» Goal of the exercise: Find how many lines hold the word "this" and give that number only.

» Figure scripts:
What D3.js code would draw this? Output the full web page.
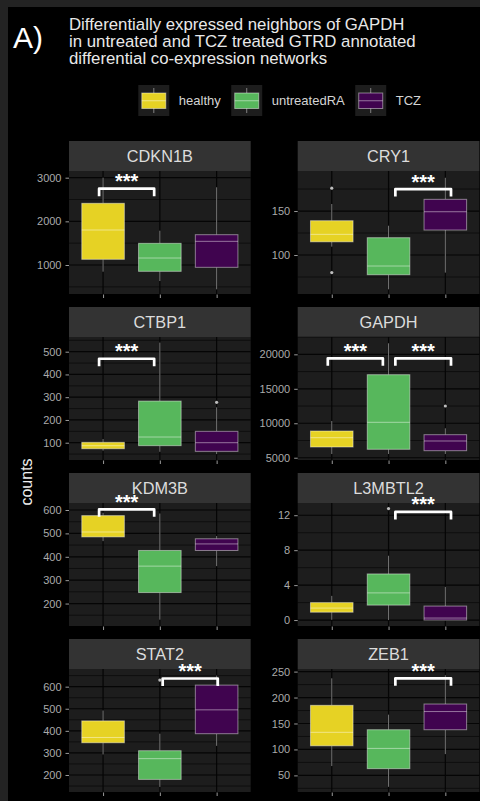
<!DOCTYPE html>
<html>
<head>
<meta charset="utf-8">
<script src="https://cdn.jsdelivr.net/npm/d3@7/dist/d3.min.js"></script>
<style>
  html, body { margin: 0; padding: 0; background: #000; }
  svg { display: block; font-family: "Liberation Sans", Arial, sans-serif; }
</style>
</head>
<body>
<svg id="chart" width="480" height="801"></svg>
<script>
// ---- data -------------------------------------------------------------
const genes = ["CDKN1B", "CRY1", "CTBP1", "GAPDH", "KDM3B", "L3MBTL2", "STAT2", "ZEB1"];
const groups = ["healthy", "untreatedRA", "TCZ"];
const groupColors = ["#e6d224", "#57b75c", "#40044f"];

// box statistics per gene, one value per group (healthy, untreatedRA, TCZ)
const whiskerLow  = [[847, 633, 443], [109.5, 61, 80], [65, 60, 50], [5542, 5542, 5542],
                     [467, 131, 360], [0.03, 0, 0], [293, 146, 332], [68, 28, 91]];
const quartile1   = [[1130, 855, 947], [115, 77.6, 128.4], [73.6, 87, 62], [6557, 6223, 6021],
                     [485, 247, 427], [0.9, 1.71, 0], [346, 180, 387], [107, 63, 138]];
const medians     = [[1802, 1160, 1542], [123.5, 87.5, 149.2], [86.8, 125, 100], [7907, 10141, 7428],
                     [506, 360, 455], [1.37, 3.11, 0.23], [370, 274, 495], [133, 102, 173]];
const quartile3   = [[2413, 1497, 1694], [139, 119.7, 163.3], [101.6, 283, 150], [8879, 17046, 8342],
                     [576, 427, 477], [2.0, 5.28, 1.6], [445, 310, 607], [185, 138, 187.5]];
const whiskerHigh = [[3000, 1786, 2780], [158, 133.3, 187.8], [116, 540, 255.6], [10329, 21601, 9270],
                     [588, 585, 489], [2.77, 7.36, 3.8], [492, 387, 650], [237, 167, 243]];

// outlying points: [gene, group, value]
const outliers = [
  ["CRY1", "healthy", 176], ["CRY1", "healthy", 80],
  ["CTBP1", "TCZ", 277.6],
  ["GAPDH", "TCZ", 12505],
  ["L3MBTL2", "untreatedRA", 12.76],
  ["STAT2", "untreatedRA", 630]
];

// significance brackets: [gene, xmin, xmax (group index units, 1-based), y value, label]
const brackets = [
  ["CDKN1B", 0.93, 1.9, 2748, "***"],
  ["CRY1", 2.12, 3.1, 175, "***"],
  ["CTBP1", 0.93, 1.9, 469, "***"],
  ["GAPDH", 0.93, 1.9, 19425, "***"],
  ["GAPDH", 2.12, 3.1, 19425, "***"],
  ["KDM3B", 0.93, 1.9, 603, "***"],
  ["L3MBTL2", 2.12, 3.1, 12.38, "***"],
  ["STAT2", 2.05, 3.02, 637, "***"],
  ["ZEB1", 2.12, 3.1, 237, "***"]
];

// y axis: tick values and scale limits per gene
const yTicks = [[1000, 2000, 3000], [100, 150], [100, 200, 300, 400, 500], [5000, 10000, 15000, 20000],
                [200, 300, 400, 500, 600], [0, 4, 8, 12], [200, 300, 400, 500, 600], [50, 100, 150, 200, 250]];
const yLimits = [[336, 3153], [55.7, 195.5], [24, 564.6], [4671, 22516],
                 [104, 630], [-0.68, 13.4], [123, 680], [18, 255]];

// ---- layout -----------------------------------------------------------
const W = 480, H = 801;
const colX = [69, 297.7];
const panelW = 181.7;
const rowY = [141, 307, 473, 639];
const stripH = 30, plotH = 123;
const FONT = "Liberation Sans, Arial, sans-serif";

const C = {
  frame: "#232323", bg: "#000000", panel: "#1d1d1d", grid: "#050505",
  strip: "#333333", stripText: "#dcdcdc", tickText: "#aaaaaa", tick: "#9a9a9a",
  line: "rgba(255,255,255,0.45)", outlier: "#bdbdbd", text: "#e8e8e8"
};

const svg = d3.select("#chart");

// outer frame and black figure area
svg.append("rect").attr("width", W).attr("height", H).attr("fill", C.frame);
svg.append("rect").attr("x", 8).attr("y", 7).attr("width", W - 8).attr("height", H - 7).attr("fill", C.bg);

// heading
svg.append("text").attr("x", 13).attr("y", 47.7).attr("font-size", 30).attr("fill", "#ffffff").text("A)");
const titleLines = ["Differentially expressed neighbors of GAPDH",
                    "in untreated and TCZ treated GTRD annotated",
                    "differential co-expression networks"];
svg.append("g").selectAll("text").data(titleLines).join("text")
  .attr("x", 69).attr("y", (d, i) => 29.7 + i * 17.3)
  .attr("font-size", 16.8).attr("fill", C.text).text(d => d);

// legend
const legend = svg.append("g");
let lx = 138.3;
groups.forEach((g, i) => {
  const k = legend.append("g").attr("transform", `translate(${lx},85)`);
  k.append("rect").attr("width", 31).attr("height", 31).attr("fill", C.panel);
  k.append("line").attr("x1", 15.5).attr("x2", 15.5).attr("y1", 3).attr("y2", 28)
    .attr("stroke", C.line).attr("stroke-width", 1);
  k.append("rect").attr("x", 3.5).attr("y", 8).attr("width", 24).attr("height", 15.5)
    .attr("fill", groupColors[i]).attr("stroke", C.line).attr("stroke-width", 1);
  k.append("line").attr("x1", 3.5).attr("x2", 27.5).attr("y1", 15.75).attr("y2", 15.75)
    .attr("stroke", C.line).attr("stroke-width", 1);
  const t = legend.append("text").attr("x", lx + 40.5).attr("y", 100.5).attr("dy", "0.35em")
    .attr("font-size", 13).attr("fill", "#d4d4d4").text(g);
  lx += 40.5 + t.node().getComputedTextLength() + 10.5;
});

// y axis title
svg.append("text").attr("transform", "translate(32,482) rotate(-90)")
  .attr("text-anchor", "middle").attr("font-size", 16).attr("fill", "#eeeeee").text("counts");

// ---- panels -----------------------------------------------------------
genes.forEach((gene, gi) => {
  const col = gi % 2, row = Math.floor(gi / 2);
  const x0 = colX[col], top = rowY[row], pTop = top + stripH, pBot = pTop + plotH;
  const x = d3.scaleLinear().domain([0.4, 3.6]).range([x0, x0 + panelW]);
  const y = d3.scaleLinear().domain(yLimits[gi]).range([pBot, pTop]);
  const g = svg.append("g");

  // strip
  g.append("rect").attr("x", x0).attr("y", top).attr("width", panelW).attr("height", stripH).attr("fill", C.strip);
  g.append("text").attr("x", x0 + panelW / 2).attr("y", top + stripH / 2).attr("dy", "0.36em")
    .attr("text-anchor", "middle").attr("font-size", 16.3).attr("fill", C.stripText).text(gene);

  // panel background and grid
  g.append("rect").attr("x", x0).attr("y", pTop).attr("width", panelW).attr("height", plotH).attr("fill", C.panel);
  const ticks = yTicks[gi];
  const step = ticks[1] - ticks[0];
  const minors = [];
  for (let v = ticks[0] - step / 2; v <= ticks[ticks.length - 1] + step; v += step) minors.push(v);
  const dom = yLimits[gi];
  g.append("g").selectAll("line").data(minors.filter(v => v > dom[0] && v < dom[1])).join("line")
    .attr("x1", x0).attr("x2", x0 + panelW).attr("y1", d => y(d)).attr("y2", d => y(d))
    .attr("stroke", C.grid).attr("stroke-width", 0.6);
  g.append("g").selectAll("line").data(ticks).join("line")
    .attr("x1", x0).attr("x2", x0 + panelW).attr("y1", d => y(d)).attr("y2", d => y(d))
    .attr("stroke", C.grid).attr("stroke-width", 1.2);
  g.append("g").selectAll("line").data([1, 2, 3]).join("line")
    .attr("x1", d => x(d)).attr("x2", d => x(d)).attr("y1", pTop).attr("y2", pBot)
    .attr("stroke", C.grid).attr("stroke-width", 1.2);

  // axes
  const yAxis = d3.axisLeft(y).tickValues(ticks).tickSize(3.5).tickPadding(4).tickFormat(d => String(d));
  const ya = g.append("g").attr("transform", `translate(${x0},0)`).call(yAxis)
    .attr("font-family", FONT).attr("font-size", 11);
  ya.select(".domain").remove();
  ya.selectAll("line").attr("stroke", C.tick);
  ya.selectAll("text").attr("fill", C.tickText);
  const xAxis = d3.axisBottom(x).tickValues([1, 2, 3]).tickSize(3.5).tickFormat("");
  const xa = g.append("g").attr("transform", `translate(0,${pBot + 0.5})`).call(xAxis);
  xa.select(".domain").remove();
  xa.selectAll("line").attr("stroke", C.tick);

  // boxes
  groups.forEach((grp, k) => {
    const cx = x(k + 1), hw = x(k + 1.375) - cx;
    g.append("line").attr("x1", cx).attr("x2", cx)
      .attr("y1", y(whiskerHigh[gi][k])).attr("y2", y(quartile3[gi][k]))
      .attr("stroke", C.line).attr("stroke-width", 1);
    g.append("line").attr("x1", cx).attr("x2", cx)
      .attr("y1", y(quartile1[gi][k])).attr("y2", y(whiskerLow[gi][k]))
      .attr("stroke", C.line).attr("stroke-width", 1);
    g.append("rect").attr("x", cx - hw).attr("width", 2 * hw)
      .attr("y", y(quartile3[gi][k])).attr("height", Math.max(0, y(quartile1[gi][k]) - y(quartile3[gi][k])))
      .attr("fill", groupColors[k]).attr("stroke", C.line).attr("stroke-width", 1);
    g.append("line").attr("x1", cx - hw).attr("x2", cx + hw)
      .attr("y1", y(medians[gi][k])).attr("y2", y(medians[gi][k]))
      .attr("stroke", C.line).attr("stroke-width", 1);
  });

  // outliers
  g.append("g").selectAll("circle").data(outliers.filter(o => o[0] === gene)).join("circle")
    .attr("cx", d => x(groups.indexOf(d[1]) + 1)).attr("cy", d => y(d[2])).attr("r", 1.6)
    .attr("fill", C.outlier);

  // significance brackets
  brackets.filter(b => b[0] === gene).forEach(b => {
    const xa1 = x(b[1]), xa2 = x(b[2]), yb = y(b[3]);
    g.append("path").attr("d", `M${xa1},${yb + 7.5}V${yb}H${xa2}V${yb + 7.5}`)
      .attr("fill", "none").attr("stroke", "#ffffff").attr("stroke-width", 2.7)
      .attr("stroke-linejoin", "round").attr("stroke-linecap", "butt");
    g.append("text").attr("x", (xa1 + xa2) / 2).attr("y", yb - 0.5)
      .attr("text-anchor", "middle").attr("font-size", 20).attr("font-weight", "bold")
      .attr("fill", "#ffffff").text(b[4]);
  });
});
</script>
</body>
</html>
--
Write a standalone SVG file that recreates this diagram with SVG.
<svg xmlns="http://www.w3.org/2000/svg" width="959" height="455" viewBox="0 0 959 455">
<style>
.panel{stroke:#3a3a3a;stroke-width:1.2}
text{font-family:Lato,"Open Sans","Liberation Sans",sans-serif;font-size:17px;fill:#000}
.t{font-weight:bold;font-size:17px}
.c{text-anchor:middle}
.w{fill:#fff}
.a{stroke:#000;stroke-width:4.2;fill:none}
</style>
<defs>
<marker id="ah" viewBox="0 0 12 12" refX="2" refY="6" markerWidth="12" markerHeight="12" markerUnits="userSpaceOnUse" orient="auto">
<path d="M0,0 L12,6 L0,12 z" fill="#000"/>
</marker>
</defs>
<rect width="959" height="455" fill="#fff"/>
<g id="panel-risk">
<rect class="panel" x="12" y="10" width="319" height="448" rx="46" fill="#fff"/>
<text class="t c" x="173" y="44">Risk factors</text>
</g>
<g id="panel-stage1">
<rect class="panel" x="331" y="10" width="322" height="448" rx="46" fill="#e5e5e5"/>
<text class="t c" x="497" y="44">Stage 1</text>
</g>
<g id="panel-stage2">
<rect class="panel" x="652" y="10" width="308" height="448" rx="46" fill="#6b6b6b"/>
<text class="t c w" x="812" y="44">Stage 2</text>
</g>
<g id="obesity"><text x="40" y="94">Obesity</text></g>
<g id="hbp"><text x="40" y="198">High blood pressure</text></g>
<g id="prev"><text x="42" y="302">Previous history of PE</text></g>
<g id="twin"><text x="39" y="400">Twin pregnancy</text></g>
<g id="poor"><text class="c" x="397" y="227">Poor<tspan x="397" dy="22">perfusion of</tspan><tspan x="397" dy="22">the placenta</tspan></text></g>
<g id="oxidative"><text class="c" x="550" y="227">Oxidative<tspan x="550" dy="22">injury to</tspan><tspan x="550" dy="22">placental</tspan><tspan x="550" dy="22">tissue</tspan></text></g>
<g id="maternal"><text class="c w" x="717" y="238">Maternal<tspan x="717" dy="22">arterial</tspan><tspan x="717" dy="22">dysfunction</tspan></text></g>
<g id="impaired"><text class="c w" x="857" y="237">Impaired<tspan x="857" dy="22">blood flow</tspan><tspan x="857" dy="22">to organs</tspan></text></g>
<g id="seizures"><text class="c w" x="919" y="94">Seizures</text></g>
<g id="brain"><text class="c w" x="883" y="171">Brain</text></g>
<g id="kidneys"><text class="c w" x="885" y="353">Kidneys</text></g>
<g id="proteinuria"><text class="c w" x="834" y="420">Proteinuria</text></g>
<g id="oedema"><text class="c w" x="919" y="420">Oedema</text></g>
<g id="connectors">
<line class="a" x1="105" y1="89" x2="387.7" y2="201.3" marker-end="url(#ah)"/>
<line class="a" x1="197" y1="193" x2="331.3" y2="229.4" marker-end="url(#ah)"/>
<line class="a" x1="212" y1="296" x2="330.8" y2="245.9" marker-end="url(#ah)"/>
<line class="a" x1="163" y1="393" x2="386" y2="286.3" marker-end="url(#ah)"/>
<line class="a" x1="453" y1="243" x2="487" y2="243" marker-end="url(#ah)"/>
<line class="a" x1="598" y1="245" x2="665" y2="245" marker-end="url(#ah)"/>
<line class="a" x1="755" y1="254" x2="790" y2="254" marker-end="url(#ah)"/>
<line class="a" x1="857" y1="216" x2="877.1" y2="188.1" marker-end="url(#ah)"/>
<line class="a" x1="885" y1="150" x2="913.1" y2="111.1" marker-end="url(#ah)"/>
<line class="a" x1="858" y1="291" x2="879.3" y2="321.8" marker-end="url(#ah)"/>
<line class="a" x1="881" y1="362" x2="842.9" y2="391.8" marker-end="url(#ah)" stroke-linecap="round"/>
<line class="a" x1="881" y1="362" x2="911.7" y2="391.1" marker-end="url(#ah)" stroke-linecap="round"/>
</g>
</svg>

» Solution below: 2